I see. I recommend that you use either vBulletin's sub tags, or the latex code x_0. In other words, you type either [noparse]x₀[/noparse] or

[itex]x_0[/itex]

to get x₀ or $x_0$ respectively.

If I use x and y's doesn't that prove its uniformly continuous? (of course, that would mean continuous as well)

What symbols we use certainly doesn't matter, but the fact that the delta you found doesn't depend on the point under consideration means that this f is uniformly continuous.

f(K) compact implies f(K) is a closed and bounded subset of R which implies f(K) has a sup and inf.

Every bounded subset of ℝ has a supremum and an infimum.

When p-nought is contained in R, the d(p-nought, f(K)) = inf {d d(p-nought, q-nought)) : q-nought is contained in f(K)}

You seem to be saying that for all t in ℝ, d(t,f(K))=inf{|t-s| : s is in f(K)}? This correct, but we're not interested in d(t,f(K)). We only care about d(x,K). You also shouldn't have used the variable q₀, since it was already being used for something else.

[remember f(K) = d(p, K)] ...

f(K) is a set of non-negative real numbers. d(p,K) is a non-negative real number.

 

[amanda_ou812]

So, since there exists a t contained in R so that d(t, f(K)) = inf { |t-s|: s in contained in f(K)} there is a number k_m such that for any k contained in K, f(k_m) = inf{f(K) : k in K} and f(k_m) <= f(k). But, f(k_m) = d(t, f(K))...I don't think I am understanding the problem. So, I defined a function f with the based on part 1 and I know that K is compact. I am not understanding what I need to show to prove that there is a point q₀ ∈ K, such that dist(p, K) = d(p, q₀). I mean, 1,126 just seems intuitive to me. The questions for this class are always so difficult for me to do.

 

[Fredrik]

there exists a t contained in R so that d(t, f(K)) = inf { |t-s|: s in contained in f(K)}

Hm, I suppose you could say that, since every real number t has that property (by definition of d(t,f(K))). But it's a weird thing to say, like saying that there's an integer that's also a real number.

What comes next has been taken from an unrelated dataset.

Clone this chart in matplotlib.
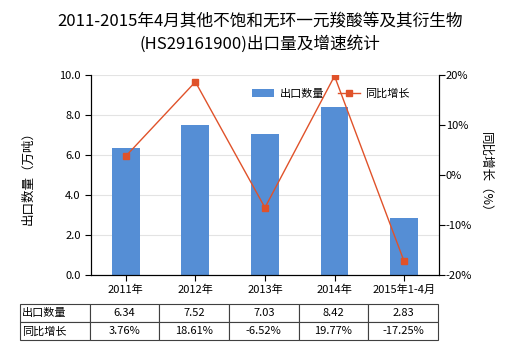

there is a number k_m such that for any k contained in K, f(k_m) = inf{f(K) : k in K} and f(k_m) <= f(k).

This statement is flawed in several ways. You're saying that there's a $k_m\in\mathbb R$ such that for all $k\in K$, we have $f(k_m)=\inf\{f(K):k\in K\}$ and $f(k_m)\leq f(k)$. What is $\{f(K):k\in K\}$ supposed to mean? It should be "the set of all f(K) such that k is a member of K". That would be the set {f(K)}, i.e. the set that has f(K) as its only member. Maybe you meant $\{f(k')|k'\in K\}$. But this is just $f(K)$. Either way, the statement is of the form "there's a $k_m\in\mathbb R$ such that for all $k\in K$, we have $f(k_m)=$<something that that has nothing to do with K>". And I haven't even mentioned the biggest problem with that statement yet: $k_m$ isn't a member of the domain of f.

But, f(k_m) = d(t, f(K))...

All you have said about t so far is that it's a real number that has a property that all real numbers have. Since f(K)≠ℝ, it wouldn't be hard to find a t that's not at distance $f(k_m)$ from f(K)?

What you need to do is to figure out how to use the fact that f(K) is closed and bounded.